Resources for 常用漢字表. Thursday 28 July 2016

Leonardo F.S. Boiko’s post Jōyō kanji variants: The curious case of 叱 and 𠮟 is among other things an interesting discussion of the acknowledgement of variants of characters in the 常用漢字表). It also pointed me to a project he is working on:


Might be useful for dealing both with the latest 常用漢字 and their variants. The output folder contains lists that his script generates (from the official 常用漢字表 that is in PDF).

However, the post also explained that Unicode has embraced a method to hard code local variants of characters that have been unified earlier (that for a long time to come won’t be supported by any software no doubt). It’s amazing that after so many years Unicode gets a kind of after the fact fix for the controversial choices made in the unification. I’m not sure what to think about it.
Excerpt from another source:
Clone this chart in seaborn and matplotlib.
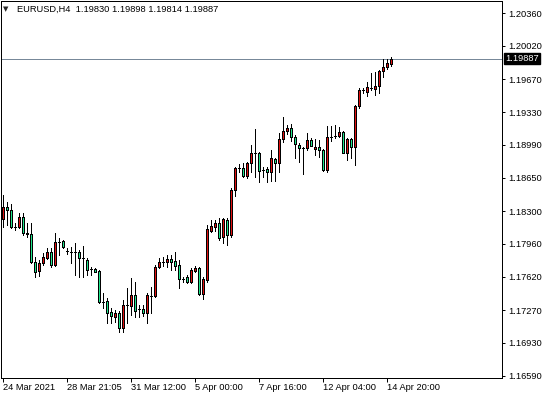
import pandas as pd
import matplotlib
matplotlib.use("Agg")
import matplotlib.pyplot as plt
import seaborn as sns

sns.set_theme(style="white")
plt.rcParams['font.family'] = ['Liberation Sans', 'DejaVu Sans']

# EURUSD H4 bars (open, high, low, close)
opens = [1.18215, 1.18340, 1.18312, 1.18132, 1.18132, 1.18242, 1.18070, 1.18063, 1.17775, 1.17681,
         1.17764, 1.17816, 1.17879, 1.17740, 1.17983, 1.17990, 1.17889, 1.17879, 1.17875, 1.17872,
         1.17810, 1.17792, 1.17696, 1.17699, 1.17678, 1.17359, 1.17366, 1.17255, 1.17203, 1.17245,
         1.17082, 1.17325, 1.17317, 1.17429, 1.17280, 1.17283, 1.17245, 1.17418, 1.17418, 1.17723,
         1.17775, 1.17775, 1.17800, 1.17785, 1.17740, 1.17595, 1.17612, 1.17560, 1.17681, 1.17706,
         1.17436, 1.17584, 1.18097, 1.18139, 1.18174, 1.18035, 1.18208, 1.18052, 1.18520, 1.18746,
         1.18746, 1.18669, 1.18798, 1.18901, 1.18901, 1.18728, 1.18735, 1.18710, 1.18842, 1.18798,
         1.19047, 1.19136, 1.19161, 1.19074, 1.18988, 1.18960, 1.18960, 1.19040, 1.18943, 1.18964,
         1.18936, 1.18728, 1.19074, 1.19084, 1.19084, 1.19120, 1.18908, 1.19047, 1.18970, 1.19393,
         1.19559, 1.19542, 1.19583, 1.19573, 1.19601, 1.19757, 1.19795, 1.19830]
highs = [1.18468, 1.18398, 1.18374, 1.18180, 1.18278, 1.18278, 1.18174, 1.18174, 1.17827, 1.17792,
         1.17862, 1.17914, 1.17914, 1.18070, 1.18018, 1.18000, 1.17914, 1.17931, 1.17966, 1.17896,
         1.17938, 1.17810, 1.17716, 1.17706, 1.17688, 1.17446, 1.17394, 1.17290, 1.17273, 1.17262,
         1.17377, 1.17498, 1.17602, 1.17567, 1.17325, 1.17325, 1.17446, 1.17515, 1.17740, 1.17810,
         1.17827, 1.17844, 1.17844, 1.17872, 1.17792, 1.17619, 1.17636, 1.17706, 1.17730, 1.17716,
         1.17619, 1.18156, 1.18208, 1.18208, 1.18226, 1.18226, 1.18226, 1.18538, 1.18762, 1.18787,
         1.18798, 1.18814, 1.18988, 1.19154, 1.18918, 1.18756, 1.18756, 1.18936, 1.18850, 1.19109,
         1.19282, 1.19196, 1.19206, 1.19092, 1.19012, 1.18970, 1.19109, 1.19057, 1.19047, 1.19040,
         1.18943, 1.19185, 1.19185, 1.19196, 1.19178, 1.19133, 1.19057, 1.19057, 1.19404, 1.19577,
         1.19577, 1.19646, 1.19739, 1.19750, 1.19767, 1.19879, 1.19879, 1.19898]
lows = [1.18132, 1.18156, 1.18125, 1.18104, 1.18122, 1.18052, 1.18035, 1.17758, 1.17619, 1.17629,
        1.17740, 1.17800, 1.17723, 1.17735, 1.17844, 1.17914, 1.17855, 1.17758, 1.17636, 1.17619,
        1.17616, 1.17636, 1.17636, 1.17671, 1.17345, 1.17290, 1.17134, 1.17134, 1.17151, 1.17047,
        1.17047, 1.17134, 1.17221, 1.17203, 1.17203, 1.17210, 1.17134, 1.17245, 1.17405, 1.17706,
        1.17730, 1.17723, 1.17688, 1.17688, 1.17498, 1.17567, 1.17556, 1.17550, 1.17671, 1.17429,
        1.17384, 1.17567, 1.18087, 1.18097, 1.18000, 1.17972, 1.17948, 1.18035, 1.18458, 1.18710,
        1.18658, 1.18642, 1.18710, 1.18658, 1.18606, 1.18658, 1.18606, 1.18617, 1.18617, 1.18704,
        1.19022, 1.19102, 1.19032, 1.18850, 1.18814, 1.18683, 1.18936, 1.18977, 1.18884, 1.18860,
        1.18717, 1.18710, 1.19032, 1.19057, 1.19076, 1.18901, 1.18832, 1.18850, 1.18780, 1.19369,
        1.19531, 1.19497, 1.19559, 1.19508, 1.19525, 1.19698, 1.19778, 1.19814]
closes = [1.18340, 1.18312, 1.18132, 1.18135, 1.18242, 1.18070, 1.18063, 1.17768, 1.17671, 1.17764,
          1.17827, 1.17879, 1.17740, 1.17976, 1.17983, 1.17924, 1.17889, 1.17879, 1.17875, 1.17810,
          1.17810, 1.17688, 1.17696, 1.17671, 1.17359, 1.17359, 1.17245, 1.17210, 1.17245, 1.17082,
          1.17325, 1.17325, 1.17429, 1.17265, 1.17280, 1.17245, 1.17429, 1.17418, 1.17723, 1.17775,
          1.17775, 1.17800, 1.17775, 1.17733, 1.17592, 1.17595, 1.17567, 1.17688, 1.17706, 1.17436,
          1.17592, 1.18111, 1.18146, 1.18174, 1.18024, 1.18215, 1.18052, 1.18520, 1.18746, 1.18746,
          1.18669, 1.18798, 1.18901, 1.18901, 1.18721, 1.18728, 1.18710, 1.18850, 1.18804, 1.19047,
          1.19136, 1.19161, 1.19074, 1.18995, 1.18960, 1.18960, 1.19040, 1.18980, 1.18964, 1.18936,
          1.18728, 1.19068, 1.19074, 1.19084, 1.19120, 1.18908, 1.19047, 1.18970, 1.19393, 1.19559,
          1.19559, 1.19588, 1.19583, 1.19601, 1.19757, 1.19795, 1.19843, 1.19887]

date_ticks = [0, 16, 32, 48, 64, 80, 96]
date_labels = ["24 Mar 2021", "28 Mar 21:05", "31 Mar 12:00", "5 Apr 00:00",
               "7 Apr 16:00", "12 Apr 04:00", "14 Apr 20:00"]
price_labels = ["1.20360", "1.20020", "1.19670", "1.19330", "1.18990", "1.18650",
                "1.18300", "1.17960", "1.17620", "1.17270", "1.16930", "1.16590"]

df = pd.DataFrame({"open": opens, "high": highs, "low": lows, "close": closes})
df["bar"] = range(len(df))
df["body"] = (df["close"] - df["open"]).where(df["close"] != df["open"], 1e-7)
df["color"] = ["#e01010" if c >= o else "#1ee68c" for o, c in zip(df["open"], df["close"])]

W, H = 548, 399
fig = plt.figure(figsize=(W / 100, H / 100), dpi=100)
fig.patch.set_facecolor("white")
ax = fig.add_axes([1 / W, (H - 378) / H, 501 / W, 377 / H])
ax.set_facecolor("white")

px = 0.72  # one pixel in points

# bid line
ax.axhline(closes[-1], color="#778899", lw=px, zorder=1, antialiased=False)

# wicks and bodies
ax.vlines(df["bar"], df["low"], df["high"], color="black", lw=px, zorder=2, antialiased=False)
ax.bar(df["bar"], df["body"], bottom=df["open"], width=0.5, color=df["color"],
       edgecolor="black", linewidth=px, zorder=3, antialiased=False)

ax.set_xlim(-0.575, 124.7)
ax.set_ylim(1.16566, 1.20485)

for s in ax.spines.values():
    s.set_color("black")
    s.set_linewidth(px)

ax.yaxis.tick_right()
ax.set_yticks([float(v) for v in price_labels])
ax.set_yticklabels(price_labels)
ax.set_xticks(date_ticks)
ax.set_xticklabels(date_labels, ha="left")
ax.tick_params(axis="y", direction="out", length=2.2, width=px, pad=2.2,
               labelsize=6.7, colors="black", right=True, left=False)
ax.tick_params(axis="x", direction="out", length=2.9, width=px, pad=1.0,
               labelsize=6.7, colors="black", bottom=True)
for lab in ax.get_xticklabels():
    lab.set_horizontalalignment("left")

# current price tag
ax.text(1.0 + 3 / 501, closes[-1], f"{closes[-1]:.5f}", transform=ax.get_yaxis_transform(),
        ha="left", va="center", color="white", fontsize=6.7, clip_on=False, zorder=5,
        bbox=dict(boxstyle="square,pad=0.12", fc="black", ec="black"))

# header
fig.text(3 / W, 1 - 9 / H, "▼", family=["DejaVu Sans"], fontsize=5, va="center", ha="left")
fig.text(17 / W, 1 - 9 / H, "EURUSD,H4  1.19830 1.19898 1.19814 1.19887",
         fontsize=6.7, va="center", ha="left", color="black")

fig.savefig("out.png", dpi=100)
Currently search engines seem to unify even not-unified characters like 圧/壓. Example for Google using 外壓:

If I want to search for 外壓 only, excluding 外圧, I have to choose a language in the advanced search options page. Which is a workable solution.

Currently I’ve ‘unified’ the characters with separate code points for old words in entries of 日蘭辭典, just like Google, but not for modern entries. (I did use a universal solution earlier, but it was a bit slow, so I removed the code. I lack real programming skills.)

Will I update www.jiten.nl, when the new options come available? Maybe, if I’m still around then, and really bored.